Во время последнего пребывания в Киеве в ящике своего письменного стола неожиданно натолкнулся на небольшой конверт с несколькими пожелтевшими письмами. Это то, что осталось от моей еще детской переписки с Григорием Кановичем, вильнюсским писателем, писавшим на русском языке еврейские романы... Это потом я узнаю, что существует даже такой литературоведческий термин — «русская еврейская литература», а пока что стою в очереди в один из вильнюсских книжных магазинов. Начало 80-х, ласковое литовское лето, я не очень понимаю, «что дают», но впервые нахожусь в очереди, состоящей почти исключительно из одних евреев... Мне посчастливилось: тогда в Вильнюсе я приобрел, возможно, лучший из романов Кановича — «Слезы и молитвы дураков». В нем говорилось о городке, однако, скорее всего, он был о мире. «Шел дождь, и умные сидели дома» — на всю жизнь запомнил последнее предложение этого романа. Возможно, именно благодаря этой книге я понял, что большой мир может прятаться в наименьшем из городков и в самом невзрачном из домиков. И что городок может быть столичным, а напыщенный мегаполис — провинциальным... Тогда это было предположение, с годами оно подтвердилось практикой, и сейчас я — неутомимый путешественник по маленьким городам, по городкам других, если уже мои покрыло пылью неумолимой истории.
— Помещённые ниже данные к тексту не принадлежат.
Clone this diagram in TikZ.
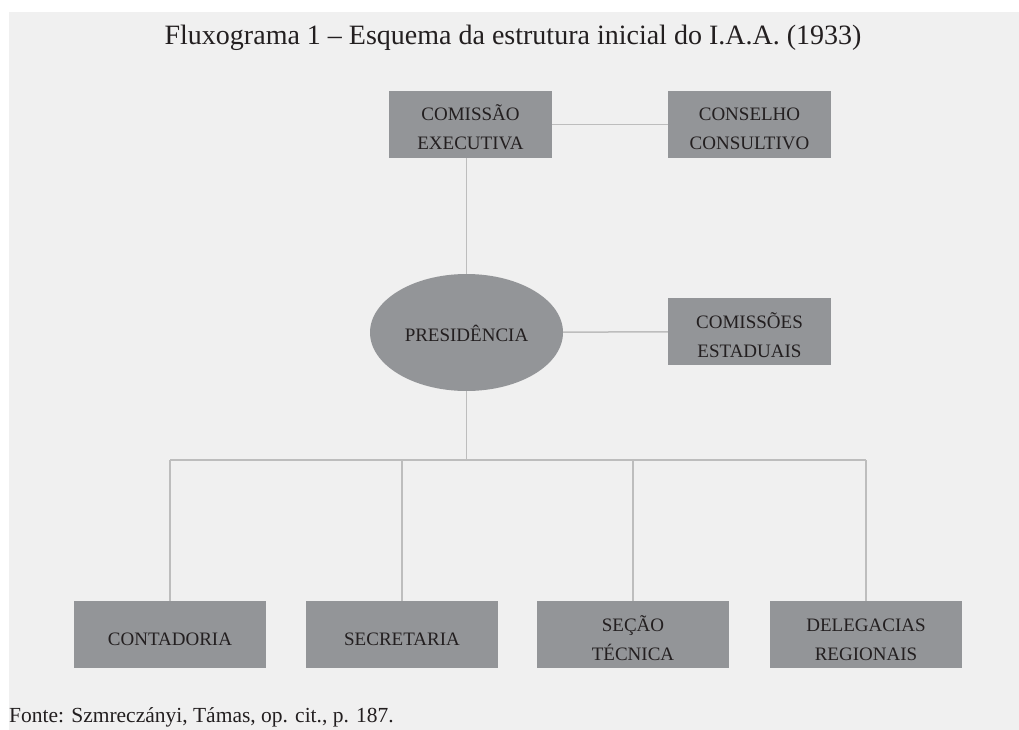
\documentclass[tikz,border=0pt]{standalone}
\usepackage{fontspec}
\setmainfont{Liberation Serif}
\usetikzlibrary{shapes.geometric}
\definecolor{fundo}{HTML}{F0F0F0}
\definecolor{caixa}{HTML}{939598}
\definecolor{linha}{HTML}{BDBDBD}
\definecolor{letra}{HTML}{231F20}

\begin{document}
\begin{tikzpicture}[x=1pt,y=-1pt,
  caixa/.style={rectangle,fill=caixa,minimum width=163pt,minimum height=67pt,inner sep=0pt,align=center,text=letra,font=\fontsize{19}{29}\selectfont,text height=57pt,text depth=6pt},
  umalinha/.style={text height=21pt,text depth=0pt},
  baixa/.style={caixa,minimum width=192pt},
  liga/.style={draw=linha,line width=1.5pt}]
\useasboundingbox (0,0) rectangle (1019,730);
\fill[fundo] (9,12) rectangle (1019,730);
\node[anchor=base,inner sep=0pt,text=letra,font=\fontsize{28}{32}\selectfont] (titulo) at (513,45) {Fluxograma 1 -- Esquema da estrutura inicial do I.A.A. (1933)};
\node[caixa] (ce) at (470.5,124.5) {COMISSÃO\\EXECUTIVA};
\node[caixa] (cc) at (749.5,124.5) {CONSELHO\\CONSULTIVO};
\node[ellipse,fill=caixa,minimum width=193pt,minimum height=117pt,inner sep=0pt,text=letra,font=\fontsize{19}{29}\selectfont,text height=17pt,text depth=0pt] (pres) at (466.5,332.5) {PRESIDÊNCIA};
\node[caixa] (cest) at (749.5,331.5) {COMISSÕES\\ESTADUAIS};
\node[baixa,umalinha] (cont) at (170,634.5) {CONTADORIA};
\node[baixa,umalinha] (secr) at (402,634.5) {SECRETARIA};
\node[baixa] (stec) at (633,634.5) {SEÇÃO\\TÉCNICA};
\node[baixa] (dele) at (866,634.5) {DELEGACIAS\\REGIONAIS};
\node[anchor=base west,inner sep=0pt,text=letra,font=\fontsize{21.5}{24}\selectfont] (fonte) at (9,722.5) {Fonte: Szmreczányi, Támas, op. cit., p. 187.};
\coordinate (bus) at (463,460);
\draw[liga] (ce) -- (cc);
\draw[liga] (pres.north) -- (pres.north |- ce.south);
\draw[liga] (pres) -- (cest);
\draw[liga] (pres.south) -- (pres.south |- bus);
\draw[liga] (cont.north |- bus) -- (dele.north |- bus);
\foreach \n in {cont,secr,stec,dele}
  \draw[liga] (\n.north) -- (\n.north |- bus);
\end{tikzpicture}
\end{document}
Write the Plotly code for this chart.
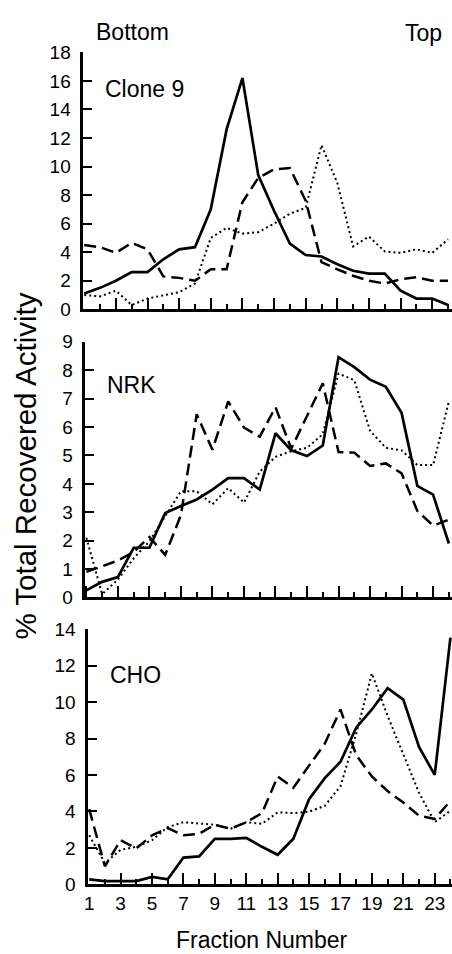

Потом была переписка. Я прислал в Вильнюс, кажется, стихотворение на еврейскую тему — очень юношеское, но — на украинском языке... Впрочем, если подумать, «украинская еврейская литература» — такой же литературоведческий термин, как российская или польская... Я был удивлен, что мне ответили. С годами, после знакомства с Кановичем, понял, что он живет не только своими произведениями, но и этими письмами, что я был одним из жителей мира его адресатов... Это был странный мир — популярные актеры и писатели, герои социалистического труда и ветераны войны соседствовали в нем со школьниками и студентами, те, кто еще разговаривал на идиш, — с теми, кто готов был изучать иврит и ехать в Израиль... Впрочем, мы писали не Кановичу, подсознательно обращаясь к разрушенному миру, который на какое-то мгновение приходил в движение и жил на страницах его книжек. Мы обращались к памяти в себе — тому, что называется национальной памятью, тому, что не позволит ни одному из нас спокойно пройти мимо Бабьего Яра или изучать расписание железнодорожных составов на Освенцим... И он, отвечая каждому из своих адресатов, обращался, скорее, к себе, к своей памяти, которая и принуждала его писать и издавать свои еврейские книжки в литовских издательствах, но ведь находились эти издательства в совершенно реальном Советском Союзе...
С годами письма уступили место встречам, Кановича стали издавать не только в Вильнюсе и Тель-Авиве, но и в Москве, на полках книжных магазинов его произведения начали соседствовать с книгами Зингера и других летописцев еврейского городка, недоступных советскому читателю... Мне все-таки не давала покоя мысль, что Канович был не просто летописцем утраченного, а прежде всего человеком, старавшимся прорваться сквозь нашу растерянность перед потерями. Возможно, именно поэтому он оставил Вильнюс и поселился под Тель-Авивом. Наша последняя встреча состоялась именно там, во время моего первого путешествия в Израиль. Я был измучен Иерусалимом и взволнован страной, увиденной вокруг него. И мне важно было узнать, о чем мне теперь скажет человек, всегда звавший меня жить в этой стране.
Канович казался усталым. У него был вид человека, который ищет свой городок и не может его обнаружить. Но он сказал мне: возвращайся, а я буду жить здесь за тебя, если уж тебе так важно быть здесь. И написал эту фразу на первой странице подаренной мне книги.
На самом деле можно уже было ничего не искать. Мудрость его городка и тысяч городков, сожженных и заасфальтированных, продолжала жить, витать в воздухе, перелетать из Восточной Европы на Ближний Восток и возвращаться... Печальная мудрость чудаков замкнула какой-то круг нашего диалога, круг споров, мечтаний и сомнений. Я возвратился в Киев.